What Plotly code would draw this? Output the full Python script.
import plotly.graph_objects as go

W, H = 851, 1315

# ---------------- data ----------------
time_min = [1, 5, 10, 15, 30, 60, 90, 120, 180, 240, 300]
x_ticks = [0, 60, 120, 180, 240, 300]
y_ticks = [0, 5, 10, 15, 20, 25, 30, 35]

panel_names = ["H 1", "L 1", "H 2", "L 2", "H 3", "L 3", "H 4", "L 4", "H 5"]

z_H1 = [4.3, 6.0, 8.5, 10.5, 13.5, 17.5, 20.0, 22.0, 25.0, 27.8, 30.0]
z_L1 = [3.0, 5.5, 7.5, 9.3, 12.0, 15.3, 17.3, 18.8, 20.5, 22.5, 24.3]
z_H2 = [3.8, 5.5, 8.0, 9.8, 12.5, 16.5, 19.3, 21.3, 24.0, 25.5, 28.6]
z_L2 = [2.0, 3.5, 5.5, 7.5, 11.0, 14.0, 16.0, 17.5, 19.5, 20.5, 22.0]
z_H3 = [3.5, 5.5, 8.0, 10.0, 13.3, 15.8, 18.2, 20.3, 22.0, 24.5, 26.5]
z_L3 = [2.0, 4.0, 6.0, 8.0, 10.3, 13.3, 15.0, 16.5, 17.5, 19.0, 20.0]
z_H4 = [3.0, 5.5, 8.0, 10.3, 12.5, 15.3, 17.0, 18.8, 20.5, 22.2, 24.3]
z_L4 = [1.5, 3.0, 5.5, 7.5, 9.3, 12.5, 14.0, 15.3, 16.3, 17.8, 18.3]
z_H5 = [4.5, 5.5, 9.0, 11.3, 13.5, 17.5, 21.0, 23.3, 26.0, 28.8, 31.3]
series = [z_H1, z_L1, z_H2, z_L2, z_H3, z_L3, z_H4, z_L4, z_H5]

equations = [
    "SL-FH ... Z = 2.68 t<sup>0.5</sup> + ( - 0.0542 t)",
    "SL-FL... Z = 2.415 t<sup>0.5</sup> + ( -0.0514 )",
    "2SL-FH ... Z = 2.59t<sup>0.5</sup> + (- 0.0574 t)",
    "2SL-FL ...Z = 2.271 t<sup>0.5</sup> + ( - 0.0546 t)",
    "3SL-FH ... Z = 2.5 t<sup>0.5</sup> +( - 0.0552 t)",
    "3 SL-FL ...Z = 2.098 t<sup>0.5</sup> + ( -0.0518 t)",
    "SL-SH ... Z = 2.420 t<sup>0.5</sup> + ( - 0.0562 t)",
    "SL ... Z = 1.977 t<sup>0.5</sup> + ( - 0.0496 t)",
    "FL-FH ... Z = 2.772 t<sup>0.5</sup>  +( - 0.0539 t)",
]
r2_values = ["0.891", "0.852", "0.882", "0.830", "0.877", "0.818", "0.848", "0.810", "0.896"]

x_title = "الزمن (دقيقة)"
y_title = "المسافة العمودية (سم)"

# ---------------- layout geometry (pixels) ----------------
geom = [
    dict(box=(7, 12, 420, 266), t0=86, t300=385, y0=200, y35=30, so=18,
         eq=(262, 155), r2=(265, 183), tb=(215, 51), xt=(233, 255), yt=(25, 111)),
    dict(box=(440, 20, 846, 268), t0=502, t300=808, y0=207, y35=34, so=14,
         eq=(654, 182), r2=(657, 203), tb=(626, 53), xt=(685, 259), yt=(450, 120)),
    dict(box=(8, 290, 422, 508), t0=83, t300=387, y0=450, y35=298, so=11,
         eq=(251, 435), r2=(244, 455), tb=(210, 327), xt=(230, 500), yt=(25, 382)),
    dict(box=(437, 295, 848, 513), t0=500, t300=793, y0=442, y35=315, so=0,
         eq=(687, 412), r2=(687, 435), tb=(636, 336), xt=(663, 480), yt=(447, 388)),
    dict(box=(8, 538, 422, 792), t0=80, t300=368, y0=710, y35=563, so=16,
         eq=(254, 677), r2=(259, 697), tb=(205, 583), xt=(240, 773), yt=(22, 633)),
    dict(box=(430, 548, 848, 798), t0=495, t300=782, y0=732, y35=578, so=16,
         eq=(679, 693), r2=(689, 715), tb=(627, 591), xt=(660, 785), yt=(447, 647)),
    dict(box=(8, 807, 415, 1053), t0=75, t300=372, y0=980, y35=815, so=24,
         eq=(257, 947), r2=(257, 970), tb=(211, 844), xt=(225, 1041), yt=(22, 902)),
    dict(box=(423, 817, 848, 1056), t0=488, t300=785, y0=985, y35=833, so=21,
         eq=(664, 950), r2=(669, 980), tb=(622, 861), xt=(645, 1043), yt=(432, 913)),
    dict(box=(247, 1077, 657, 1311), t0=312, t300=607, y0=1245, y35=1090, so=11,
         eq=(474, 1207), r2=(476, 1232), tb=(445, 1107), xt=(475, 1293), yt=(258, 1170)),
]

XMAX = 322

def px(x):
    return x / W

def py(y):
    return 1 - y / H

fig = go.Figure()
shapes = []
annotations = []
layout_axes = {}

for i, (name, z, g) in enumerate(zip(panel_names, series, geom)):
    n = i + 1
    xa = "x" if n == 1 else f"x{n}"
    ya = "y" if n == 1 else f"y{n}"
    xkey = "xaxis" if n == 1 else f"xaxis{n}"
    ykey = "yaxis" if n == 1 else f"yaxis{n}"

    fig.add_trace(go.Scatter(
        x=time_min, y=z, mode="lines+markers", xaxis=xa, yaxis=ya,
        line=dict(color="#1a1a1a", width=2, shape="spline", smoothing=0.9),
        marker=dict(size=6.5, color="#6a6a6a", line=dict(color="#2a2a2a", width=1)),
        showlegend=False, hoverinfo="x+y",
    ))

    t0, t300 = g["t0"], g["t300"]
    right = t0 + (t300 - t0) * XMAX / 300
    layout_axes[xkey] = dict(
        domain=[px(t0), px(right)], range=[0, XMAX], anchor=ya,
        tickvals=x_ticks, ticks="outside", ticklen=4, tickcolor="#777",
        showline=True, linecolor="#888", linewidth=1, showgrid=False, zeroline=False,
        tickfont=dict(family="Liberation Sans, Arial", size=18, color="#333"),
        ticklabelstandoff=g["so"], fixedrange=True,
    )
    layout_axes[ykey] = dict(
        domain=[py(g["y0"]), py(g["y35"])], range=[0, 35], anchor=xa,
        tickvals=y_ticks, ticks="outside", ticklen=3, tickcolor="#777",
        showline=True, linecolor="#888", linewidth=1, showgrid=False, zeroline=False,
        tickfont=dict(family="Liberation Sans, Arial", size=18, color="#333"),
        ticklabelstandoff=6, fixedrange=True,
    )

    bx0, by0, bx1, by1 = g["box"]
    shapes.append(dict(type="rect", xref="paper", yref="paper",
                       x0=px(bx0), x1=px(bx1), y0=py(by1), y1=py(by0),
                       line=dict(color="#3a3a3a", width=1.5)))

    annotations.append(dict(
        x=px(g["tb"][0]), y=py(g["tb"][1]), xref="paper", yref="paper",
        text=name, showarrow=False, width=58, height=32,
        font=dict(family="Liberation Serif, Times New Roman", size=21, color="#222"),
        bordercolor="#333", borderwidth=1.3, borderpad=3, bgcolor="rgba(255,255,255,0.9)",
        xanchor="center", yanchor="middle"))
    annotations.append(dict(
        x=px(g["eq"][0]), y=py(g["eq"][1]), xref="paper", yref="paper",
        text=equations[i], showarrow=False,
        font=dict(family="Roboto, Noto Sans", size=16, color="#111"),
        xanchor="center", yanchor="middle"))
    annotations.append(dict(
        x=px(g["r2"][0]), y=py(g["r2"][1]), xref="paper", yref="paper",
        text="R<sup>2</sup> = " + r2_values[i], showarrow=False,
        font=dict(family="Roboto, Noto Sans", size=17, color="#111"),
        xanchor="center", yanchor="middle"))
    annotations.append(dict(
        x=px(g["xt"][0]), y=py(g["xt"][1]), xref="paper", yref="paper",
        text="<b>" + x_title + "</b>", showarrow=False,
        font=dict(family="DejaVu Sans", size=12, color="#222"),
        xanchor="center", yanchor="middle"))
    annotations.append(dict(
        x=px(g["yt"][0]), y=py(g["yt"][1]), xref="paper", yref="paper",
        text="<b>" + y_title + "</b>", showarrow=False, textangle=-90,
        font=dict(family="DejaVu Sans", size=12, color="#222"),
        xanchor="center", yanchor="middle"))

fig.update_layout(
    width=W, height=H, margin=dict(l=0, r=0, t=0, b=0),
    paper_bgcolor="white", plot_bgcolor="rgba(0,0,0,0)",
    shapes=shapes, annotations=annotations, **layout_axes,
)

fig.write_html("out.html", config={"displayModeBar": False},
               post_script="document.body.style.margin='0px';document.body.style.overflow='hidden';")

→ WORK TO COMPLETE: Set down, exactly as written, each line of the data from its opening line through the one containing "y_ticks = [0, 5, 10, 15, 20, 25, 30, 35]". Output nothing more.

→ EXPECTED OUTPUT:
What Plotly code would draw this? Output the full Python script.
import plotly.graph_objects as go

W, H = 851, 1315

# ---------------- data ----------------
time_min = [1, 5, 10, 15, 30, 60, 90, 120, 180, 240, 300]
x_ticks = [0, 60, 120, 180, 240, 300]
y_ticks = [0, 5, 10, 15, 20, 25, 30, 35]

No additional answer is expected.